**** RECORDS SUPPLIED
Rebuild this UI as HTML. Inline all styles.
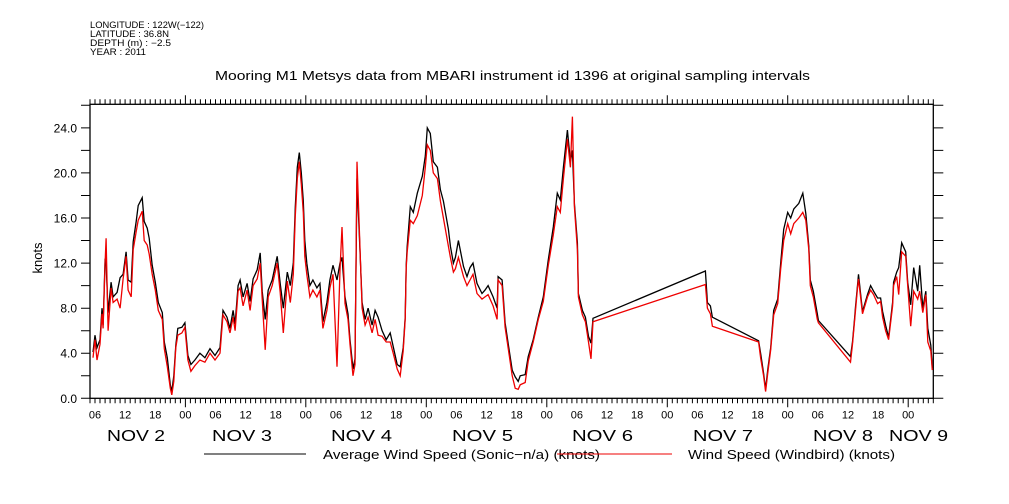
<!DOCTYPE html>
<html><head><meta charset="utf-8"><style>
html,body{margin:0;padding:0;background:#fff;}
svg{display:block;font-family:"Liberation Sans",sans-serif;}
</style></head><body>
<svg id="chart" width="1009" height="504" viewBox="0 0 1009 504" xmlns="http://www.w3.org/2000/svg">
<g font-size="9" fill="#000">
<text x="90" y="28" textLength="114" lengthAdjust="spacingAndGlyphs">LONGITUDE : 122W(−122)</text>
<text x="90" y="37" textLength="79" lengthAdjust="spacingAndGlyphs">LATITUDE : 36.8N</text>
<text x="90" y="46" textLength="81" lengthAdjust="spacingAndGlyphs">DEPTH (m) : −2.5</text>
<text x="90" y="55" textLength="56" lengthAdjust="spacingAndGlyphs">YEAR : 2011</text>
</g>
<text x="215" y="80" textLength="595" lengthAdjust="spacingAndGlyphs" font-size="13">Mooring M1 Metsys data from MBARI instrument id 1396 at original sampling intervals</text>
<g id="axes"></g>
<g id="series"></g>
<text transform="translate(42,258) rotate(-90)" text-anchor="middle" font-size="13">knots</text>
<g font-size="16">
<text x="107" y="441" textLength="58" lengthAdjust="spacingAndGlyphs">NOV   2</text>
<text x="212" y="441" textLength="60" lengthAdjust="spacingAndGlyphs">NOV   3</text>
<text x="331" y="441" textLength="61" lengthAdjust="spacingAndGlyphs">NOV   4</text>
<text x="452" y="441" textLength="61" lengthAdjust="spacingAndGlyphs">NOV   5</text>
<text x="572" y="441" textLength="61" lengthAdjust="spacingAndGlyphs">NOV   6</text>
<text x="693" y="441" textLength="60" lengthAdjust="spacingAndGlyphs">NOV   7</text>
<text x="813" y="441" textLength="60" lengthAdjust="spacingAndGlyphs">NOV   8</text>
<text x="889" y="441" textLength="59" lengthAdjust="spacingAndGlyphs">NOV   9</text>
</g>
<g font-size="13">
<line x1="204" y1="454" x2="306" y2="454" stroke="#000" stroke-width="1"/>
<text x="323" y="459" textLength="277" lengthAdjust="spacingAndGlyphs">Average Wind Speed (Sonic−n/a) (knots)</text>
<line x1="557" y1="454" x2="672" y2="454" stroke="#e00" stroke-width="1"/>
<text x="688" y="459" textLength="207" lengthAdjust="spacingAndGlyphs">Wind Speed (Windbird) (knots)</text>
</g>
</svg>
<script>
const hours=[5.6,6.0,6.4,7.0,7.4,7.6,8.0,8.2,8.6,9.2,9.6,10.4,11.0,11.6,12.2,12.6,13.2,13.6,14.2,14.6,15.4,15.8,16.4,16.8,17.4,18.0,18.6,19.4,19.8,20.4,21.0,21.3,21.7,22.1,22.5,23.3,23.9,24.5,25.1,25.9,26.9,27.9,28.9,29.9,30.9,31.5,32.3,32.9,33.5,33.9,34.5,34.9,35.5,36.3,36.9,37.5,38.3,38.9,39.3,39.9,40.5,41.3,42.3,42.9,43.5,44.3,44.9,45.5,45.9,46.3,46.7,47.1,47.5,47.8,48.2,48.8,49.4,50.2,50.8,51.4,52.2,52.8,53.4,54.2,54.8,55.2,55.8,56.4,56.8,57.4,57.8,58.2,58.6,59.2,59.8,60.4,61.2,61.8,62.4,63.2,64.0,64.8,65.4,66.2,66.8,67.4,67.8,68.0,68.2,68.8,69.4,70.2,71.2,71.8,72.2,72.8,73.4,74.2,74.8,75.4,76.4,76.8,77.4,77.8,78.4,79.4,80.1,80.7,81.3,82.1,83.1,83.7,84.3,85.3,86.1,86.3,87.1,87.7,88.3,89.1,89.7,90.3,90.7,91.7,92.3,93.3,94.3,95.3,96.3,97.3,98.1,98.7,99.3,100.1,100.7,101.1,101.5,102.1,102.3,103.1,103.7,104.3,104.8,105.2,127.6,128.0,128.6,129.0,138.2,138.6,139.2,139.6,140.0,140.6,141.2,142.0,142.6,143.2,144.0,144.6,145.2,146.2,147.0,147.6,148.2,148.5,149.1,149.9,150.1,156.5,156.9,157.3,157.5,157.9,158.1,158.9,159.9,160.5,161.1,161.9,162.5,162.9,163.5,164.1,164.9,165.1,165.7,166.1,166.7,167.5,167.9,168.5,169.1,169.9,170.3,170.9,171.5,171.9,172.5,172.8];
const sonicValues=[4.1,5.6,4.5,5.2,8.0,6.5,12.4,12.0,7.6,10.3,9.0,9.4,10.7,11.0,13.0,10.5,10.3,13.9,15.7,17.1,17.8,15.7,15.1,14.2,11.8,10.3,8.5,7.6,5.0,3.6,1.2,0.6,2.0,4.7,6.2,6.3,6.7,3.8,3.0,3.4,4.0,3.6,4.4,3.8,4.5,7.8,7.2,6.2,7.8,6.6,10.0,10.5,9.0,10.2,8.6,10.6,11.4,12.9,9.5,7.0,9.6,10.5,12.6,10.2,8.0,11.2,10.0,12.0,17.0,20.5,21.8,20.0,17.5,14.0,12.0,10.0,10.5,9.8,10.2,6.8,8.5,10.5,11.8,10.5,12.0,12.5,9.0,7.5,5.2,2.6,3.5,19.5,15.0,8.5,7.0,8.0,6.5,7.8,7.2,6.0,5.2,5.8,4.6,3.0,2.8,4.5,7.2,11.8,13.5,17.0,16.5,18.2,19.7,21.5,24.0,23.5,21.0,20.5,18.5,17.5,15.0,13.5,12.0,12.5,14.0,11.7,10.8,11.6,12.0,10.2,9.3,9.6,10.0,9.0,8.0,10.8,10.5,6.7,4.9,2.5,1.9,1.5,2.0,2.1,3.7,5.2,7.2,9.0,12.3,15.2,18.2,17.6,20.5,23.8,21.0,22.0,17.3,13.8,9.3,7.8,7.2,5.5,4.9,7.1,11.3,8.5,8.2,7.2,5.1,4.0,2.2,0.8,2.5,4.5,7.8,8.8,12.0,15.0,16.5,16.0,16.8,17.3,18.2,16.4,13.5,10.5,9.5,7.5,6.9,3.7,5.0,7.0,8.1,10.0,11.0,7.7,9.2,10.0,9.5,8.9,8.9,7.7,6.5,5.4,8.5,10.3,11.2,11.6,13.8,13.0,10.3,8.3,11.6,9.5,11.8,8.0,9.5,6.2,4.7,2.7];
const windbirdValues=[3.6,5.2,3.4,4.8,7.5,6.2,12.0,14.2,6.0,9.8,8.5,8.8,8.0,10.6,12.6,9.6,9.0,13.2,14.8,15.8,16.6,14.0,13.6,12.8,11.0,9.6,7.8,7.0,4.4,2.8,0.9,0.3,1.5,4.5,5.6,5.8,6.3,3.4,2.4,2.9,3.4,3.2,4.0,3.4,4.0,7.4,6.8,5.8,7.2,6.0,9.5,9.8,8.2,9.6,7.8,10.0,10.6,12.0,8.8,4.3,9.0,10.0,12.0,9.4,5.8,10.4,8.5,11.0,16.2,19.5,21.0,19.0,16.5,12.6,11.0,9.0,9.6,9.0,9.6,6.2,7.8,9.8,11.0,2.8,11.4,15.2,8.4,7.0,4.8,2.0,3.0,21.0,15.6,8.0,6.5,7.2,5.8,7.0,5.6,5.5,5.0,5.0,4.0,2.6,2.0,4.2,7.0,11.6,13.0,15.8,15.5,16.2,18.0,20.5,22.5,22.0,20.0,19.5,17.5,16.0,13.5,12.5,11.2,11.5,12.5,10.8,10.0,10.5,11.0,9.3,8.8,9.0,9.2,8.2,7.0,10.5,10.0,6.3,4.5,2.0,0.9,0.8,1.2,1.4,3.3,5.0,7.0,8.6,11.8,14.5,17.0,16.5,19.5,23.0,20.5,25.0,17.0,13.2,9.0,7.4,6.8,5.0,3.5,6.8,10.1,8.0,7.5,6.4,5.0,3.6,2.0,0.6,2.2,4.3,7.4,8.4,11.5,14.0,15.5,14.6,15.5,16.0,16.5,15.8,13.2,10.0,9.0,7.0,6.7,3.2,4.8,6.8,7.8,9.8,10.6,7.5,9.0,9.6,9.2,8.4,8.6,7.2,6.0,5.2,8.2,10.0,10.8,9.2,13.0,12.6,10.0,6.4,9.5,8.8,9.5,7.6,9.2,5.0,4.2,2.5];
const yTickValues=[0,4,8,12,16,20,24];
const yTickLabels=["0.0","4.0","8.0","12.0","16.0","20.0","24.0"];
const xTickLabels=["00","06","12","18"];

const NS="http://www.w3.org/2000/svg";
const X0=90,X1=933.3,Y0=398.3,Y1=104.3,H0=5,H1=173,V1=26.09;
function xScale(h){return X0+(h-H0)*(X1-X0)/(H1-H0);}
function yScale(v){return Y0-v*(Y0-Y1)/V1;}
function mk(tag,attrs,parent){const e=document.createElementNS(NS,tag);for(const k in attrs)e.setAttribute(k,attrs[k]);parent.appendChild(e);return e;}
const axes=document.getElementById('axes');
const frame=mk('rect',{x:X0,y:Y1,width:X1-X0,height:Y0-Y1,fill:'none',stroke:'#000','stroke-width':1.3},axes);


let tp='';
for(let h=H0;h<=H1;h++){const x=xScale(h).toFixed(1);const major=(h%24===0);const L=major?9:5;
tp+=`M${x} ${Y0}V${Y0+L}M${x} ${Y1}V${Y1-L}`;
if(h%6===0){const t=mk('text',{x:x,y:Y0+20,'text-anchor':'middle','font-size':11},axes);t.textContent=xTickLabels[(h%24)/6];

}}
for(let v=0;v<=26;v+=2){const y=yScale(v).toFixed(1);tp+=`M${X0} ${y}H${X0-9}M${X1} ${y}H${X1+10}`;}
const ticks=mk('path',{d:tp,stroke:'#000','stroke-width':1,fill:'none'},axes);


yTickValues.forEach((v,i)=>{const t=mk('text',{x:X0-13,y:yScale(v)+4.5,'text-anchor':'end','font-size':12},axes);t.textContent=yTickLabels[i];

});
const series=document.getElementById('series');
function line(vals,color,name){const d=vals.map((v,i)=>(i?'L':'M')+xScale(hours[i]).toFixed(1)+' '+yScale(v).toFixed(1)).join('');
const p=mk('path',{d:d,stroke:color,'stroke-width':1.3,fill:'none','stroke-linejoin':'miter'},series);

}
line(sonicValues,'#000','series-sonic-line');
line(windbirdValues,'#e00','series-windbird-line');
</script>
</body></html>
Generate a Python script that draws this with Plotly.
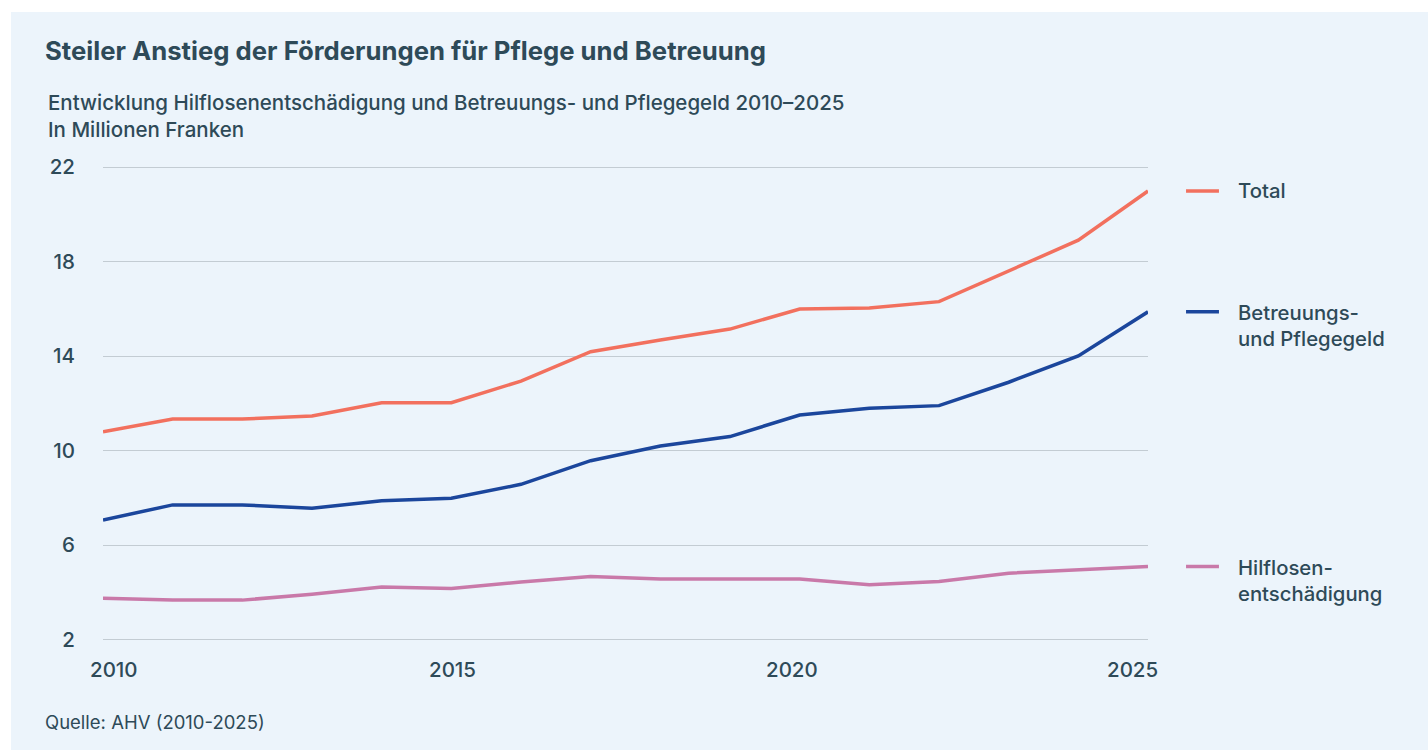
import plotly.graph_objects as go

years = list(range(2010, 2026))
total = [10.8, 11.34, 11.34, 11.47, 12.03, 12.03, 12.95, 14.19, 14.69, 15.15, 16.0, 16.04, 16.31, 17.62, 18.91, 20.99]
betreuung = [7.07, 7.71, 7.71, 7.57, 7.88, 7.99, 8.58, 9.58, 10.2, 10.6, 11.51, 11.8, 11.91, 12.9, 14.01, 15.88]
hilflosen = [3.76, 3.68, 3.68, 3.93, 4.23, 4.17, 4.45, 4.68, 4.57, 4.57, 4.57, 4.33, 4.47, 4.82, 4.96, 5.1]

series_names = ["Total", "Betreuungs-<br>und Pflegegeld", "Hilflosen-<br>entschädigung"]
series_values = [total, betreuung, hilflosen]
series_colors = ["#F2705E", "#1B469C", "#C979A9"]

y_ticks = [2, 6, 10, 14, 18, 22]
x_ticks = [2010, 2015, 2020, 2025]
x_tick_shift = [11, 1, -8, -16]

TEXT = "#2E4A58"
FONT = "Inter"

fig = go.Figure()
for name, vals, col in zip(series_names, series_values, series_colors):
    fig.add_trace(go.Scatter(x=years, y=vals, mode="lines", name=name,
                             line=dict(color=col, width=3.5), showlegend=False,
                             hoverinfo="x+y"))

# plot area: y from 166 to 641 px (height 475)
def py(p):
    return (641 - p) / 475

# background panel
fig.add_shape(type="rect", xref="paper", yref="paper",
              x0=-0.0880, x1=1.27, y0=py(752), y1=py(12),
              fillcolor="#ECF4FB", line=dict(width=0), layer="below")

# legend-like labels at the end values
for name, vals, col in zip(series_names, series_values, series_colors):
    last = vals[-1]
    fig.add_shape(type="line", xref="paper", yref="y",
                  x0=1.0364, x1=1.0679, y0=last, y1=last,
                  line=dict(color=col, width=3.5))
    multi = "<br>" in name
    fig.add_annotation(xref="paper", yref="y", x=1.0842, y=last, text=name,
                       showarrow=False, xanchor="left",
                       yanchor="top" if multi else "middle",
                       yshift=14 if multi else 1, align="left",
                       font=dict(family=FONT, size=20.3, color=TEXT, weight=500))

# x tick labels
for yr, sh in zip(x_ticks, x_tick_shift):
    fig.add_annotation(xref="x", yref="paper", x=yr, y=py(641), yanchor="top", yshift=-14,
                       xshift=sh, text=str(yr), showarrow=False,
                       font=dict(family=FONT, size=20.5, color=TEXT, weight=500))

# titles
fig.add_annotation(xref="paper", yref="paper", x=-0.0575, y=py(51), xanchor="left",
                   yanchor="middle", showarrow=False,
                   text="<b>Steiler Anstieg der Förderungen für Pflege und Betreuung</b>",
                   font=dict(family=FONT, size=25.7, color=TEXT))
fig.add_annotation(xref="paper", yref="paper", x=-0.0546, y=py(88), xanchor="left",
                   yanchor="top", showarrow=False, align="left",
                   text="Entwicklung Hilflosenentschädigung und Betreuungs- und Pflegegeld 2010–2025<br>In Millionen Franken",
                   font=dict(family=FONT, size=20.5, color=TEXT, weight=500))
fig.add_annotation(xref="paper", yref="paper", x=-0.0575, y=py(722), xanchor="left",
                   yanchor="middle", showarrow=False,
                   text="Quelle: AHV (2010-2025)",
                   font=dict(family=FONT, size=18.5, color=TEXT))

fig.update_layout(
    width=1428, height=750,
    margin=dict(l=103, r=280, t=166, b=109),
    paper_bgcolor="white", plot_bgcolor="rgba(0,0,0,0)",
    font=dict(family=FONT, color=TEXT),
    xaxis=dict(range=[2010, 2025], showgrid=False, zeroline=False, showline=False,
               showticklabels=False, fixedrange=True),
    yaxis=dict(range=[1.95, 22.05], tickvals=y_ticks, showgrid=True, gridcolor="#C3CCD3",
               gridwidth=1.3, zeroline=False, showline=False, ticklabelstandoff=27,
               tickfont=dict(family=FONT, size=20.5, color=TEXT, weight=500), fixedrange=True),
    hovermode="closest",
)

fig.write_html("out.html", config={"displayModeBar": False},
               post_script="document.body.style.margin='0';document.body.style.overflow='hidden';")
********
TASK DESCRIPTION ▸ Copy out every line of the material above that mentions the word "this".

SOLUTION TO THE EXERCISE ▸
Rebuild this UI as HTML. Inline all styles.
Generate a Python script that draws this with Plotly.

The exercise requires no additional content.